EXERCISE TASK —
Single out the lines that include the word "this". Copy them.
--------------------------------
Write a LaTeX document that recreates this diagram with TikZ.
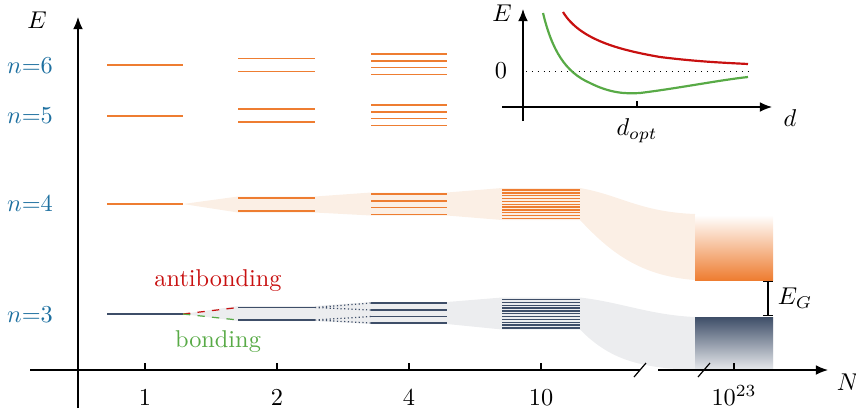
\documentclass[tikz,border=0pt]{standalone}
\usetikzlibrary{arrows.meta}
\definecolor{lvlorange}{RGB}{238,125,49}
\definecolor{lvlslate}{RGB}{62,78,104}
\definecolor{nblue}{RGB}{30,112,160}
\definecolor{abred}{RGB}{200,16,16}
\definecolor{bgreen}{RGB}{88,170,70}
\definecolor{bandorange}{RGB}{251,239,229}
\definecolor{bandgray}{RGB}{236,237,239}
\tikzset{
  olvl/.style={lvlorange, line width=0.55pt},
  slvl/.style={lvlslate, line width=0.55pt},
  axis/.style={black, line width=0.5pt},
  nlab/.style={nblue, anchor=center},
}
\begin{document}
\begin{tikzpicture}[x=0.4114pt,y=-0.4114pt]
\useasboundingbox (0,0) rectangle (856,413);
% bands
\fill[bandorange] (183,204) -- (238,196.5) -- (315,196.5) -- (371,192.5) -- (447,192.5) -- (502,188) -- (580,188)
  .. controls (620,195) and (640,212) .. (695,214) -- (695,280)
  .. controls (640,276) and (610,252) .. (580,220) -- (502,220) -- (447,215.5) -- (371,215.5) -- (315,212.5) -- (238,212.5) -- cycle;
\fill[bandgray] (183,314) -- (238,306) -- (315,306) -- (371,302) -- (447,302) -- (502,297.5) -- (580,297.5)
  .. controls (620,302) and (650,315) .. (695,317) -- (773,317) -- (773,370) -- (695,370)
  .. controls (640,368) and (610,360) .. (580,329.5) -- (502,329.5) -- (447,324) -- (371,324) -- (315,321) -- (238,321) -- cycle;
% blocks
\shade[top color=white, bottom color=lvlorange] (695,215) rectangle (773,280);
\shade[top color=lvlslate, bottom color=lvlslate!12] (695,317) rectangle (773,370);
% axes
\draw[axis, -{Latex[length=5pt,width=4pt]}] (78,408) -- (78,17) coordinate (etop);
\node (elab) at (37,20) {$E$};
\draw[axis] (30,370) -- (640,370);
\draw[axis, -{Latex[length=5pt,width=4pt]}] (658,370) -- (828,370);
\draw[axis] (634,377) -- (646,363);
\draw[axis] (698,377) -- (710,363);
\node (nlab) at (848,382) {$N$};
\foreach \x/\t in {145/1,277/2,409/4,541/10,734/10^{23}}{
  \draw[axis] (\x,370) -- (\x,363);
  \node[anchor=base] at (\x,405) {$\t$};
}
% n labels
\node[nlab] (n6) at (30,66) {$n{=}6$};
\node[nlab] (n5) at (30,116) {$n{=}5$};
\node[nlab] (n4) at (30,204) {$n{=}4$};
\node[nlab] (n3) at (30,315) {$n{=}3$};
% column 1
\foreach \y in {65,116,204}{\draw[olvl] (107,\y) -- (183,\y);}
\draw[slvl] (107,314) -- (183,314);
% column 2
\foreach \y in {58.5,71.5,109,122,198,211}{\draw[olvl] (238,\y) -- (315,\y);}
\foreach \y in {307.5,320}{\draw[slvl] (238,\y) -- (315,\y);}
% column 3
\foreach \b in {54,105,194}{
  \foreach \d in {0,7,13.5,20.5}{\draw[olvl] (371,\b+\d) -- (447,\b+\d);}
}
\foreach \y in {303,310,316.5,323}{\draw[slvl] (371,\y) -- (447,\y);}
% column 4
\foreach \i in {0,...,10}{
  \draw[olvl] (502,190+\i*2.85) -- (580,190+\i*2.85);
  \draw[slvl] (502,299.5+\i*2.85) -- (580,299.5+\i*2.85);
}
% splitting
\draw[abred, dashed, line width=0.5pt] (183,314) -- (238,307.5);
\draw[bgreen, dashed, line width=0.5pt] (183,314) -- (238,320);
\draw[lvlslate, densely dotted, line width=0.5pt] (315,307.5) -- (371,303) (315,307.5) -- (371,310)
  (315,320) -- (371,316.5) (315,320) -- (371,323);
\node[abred] (ab) at (218,281) {antibonding};
\node[bgreen] (bd) at (218,342) {bonding};
% gap
\draw[axis, {Bar[width=4pt]}-{Bar[width=4pt]}] (768,281) -- (768,316);
\node (eg) at (795,298) {$E_G$};
% inset
\draw[axis, -{Latex[length=5pt,width=4pt]}] (523,121) -- (523,9);
\draw[axis, -{Latex[length=5pt,width=4pt]}] (502,107) -- (772,107);
\node (ie) at (502,13) {$E$};
\node (i0) at (501,71) {$0$};
\node (id) at (790,118) {$d$};
\draw[axis] (637,107) -- (637,101);
\node (idopt) at (637,131) {$d_{opt}$};
\draw[black, dotted, line width=0.4pt] (526,71) -- (748,71);
\draw[abred, line width=0.9pt] (563,12) .. controls (580,40) and (620,50) .. (660,57) .. controls (700,62) and (730,63) .. (748,64);
\draw[bgreen, line width=0.9pt] (543,13) .. controls (552,50) and (565,72) .. (590,83) .. controls (610,93) and (625,94) .. (640,93) .. controls (680,88) and (720,80) .. (748,77);
\end{tikzpicture}
\end{document}
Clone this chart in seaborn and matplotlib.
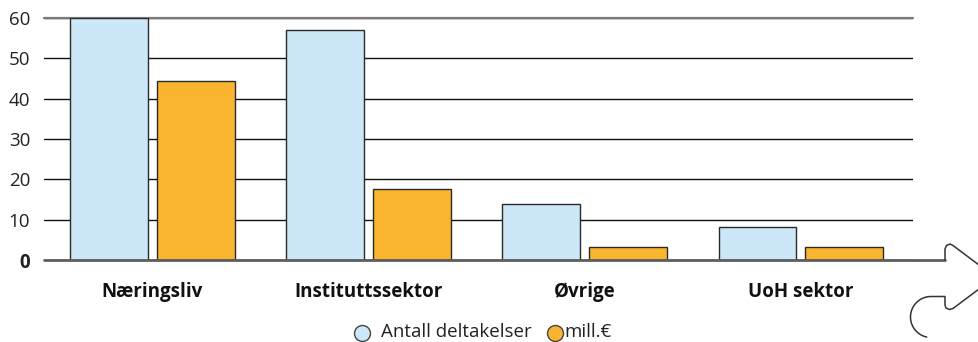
--------------------------------
THE OUTPUT —
Write a LaTeX document that recreates this diagram with TikZ.
Clone this chart in seaborn and matplotlib.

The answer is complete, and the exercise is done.